Review: Working in Greece and Turkey: A Comparative Labour History from Empires to Nation-States, 1840–1940, Leda Papastefanaki and M. Erdem Kabadayı (eds). Berghahn Books. 2020 $179.00/£132.00 / Hb
Abstract
JOURNAL OF BALKAN AND NEAR EASTERN STUDIES 2022, VOL. 24, NO. 1, 175–192 BOOK REVIEWS Review: Working in Greece and Turkey: A Comparative Labour History from Empires to Nation-States, 1840–1940, by Leda Papastefanaki and M. Erdem Kabadayı (eds). Berghahn Books. 2020, $179.00/£132.00 / Hb Working in Greece and Turkey: A Comparative Labour History from Empires to Nation-States, 1840–1940, edited by Leda Papastefanaki and M. Erdem Kabadayı, is a welcome contribution to the re-burgeoning field of Labour History from labour historians of the Ottoman Empire, Greece, and Turkey. The volume brings together 13 articles investigating the histories of labour and working classes from both sides of the Aegean Sea, critically attempting to situate these individual pieces through a Global Labour History approach.

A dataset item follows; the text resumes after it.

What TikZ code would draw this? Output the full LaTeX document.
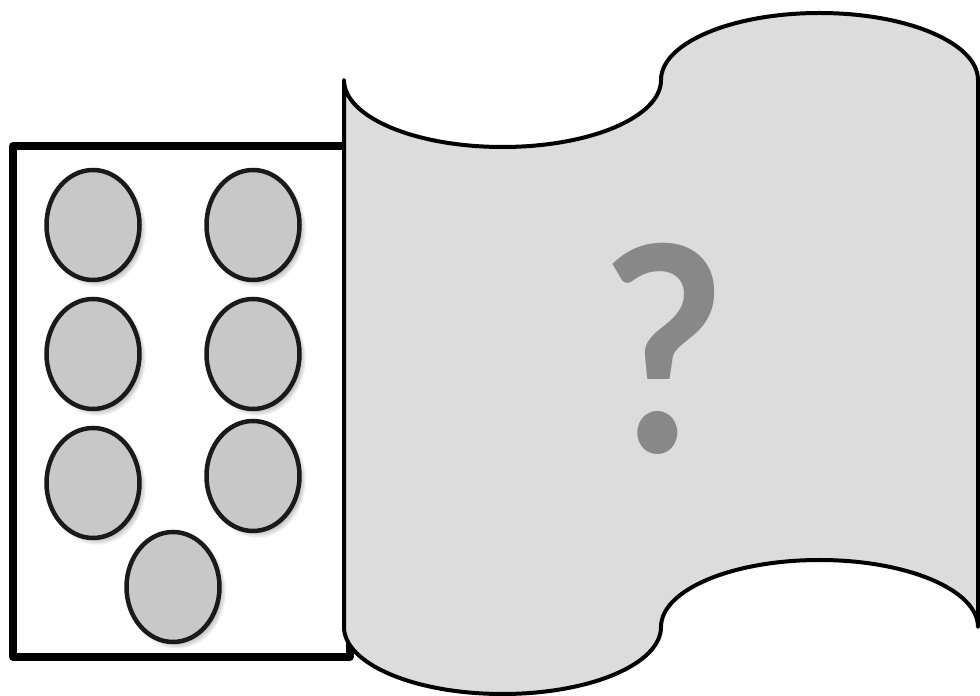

Working in Greece and Turkey was preceded by an international conference, titled ‘Working in the Ottoman Empire and Turkey: Ottoman and Turkish Labour History within a Global Perspective’ held in Istanbul in November 2011, and comes out as a part of the International Studies in Social History series. In their introduction to the volume, Papastefanaki and Kabadayı provide a comprehensive overview of the literature of labour history from the two concerned regions in Greek, Turkish, English, and French.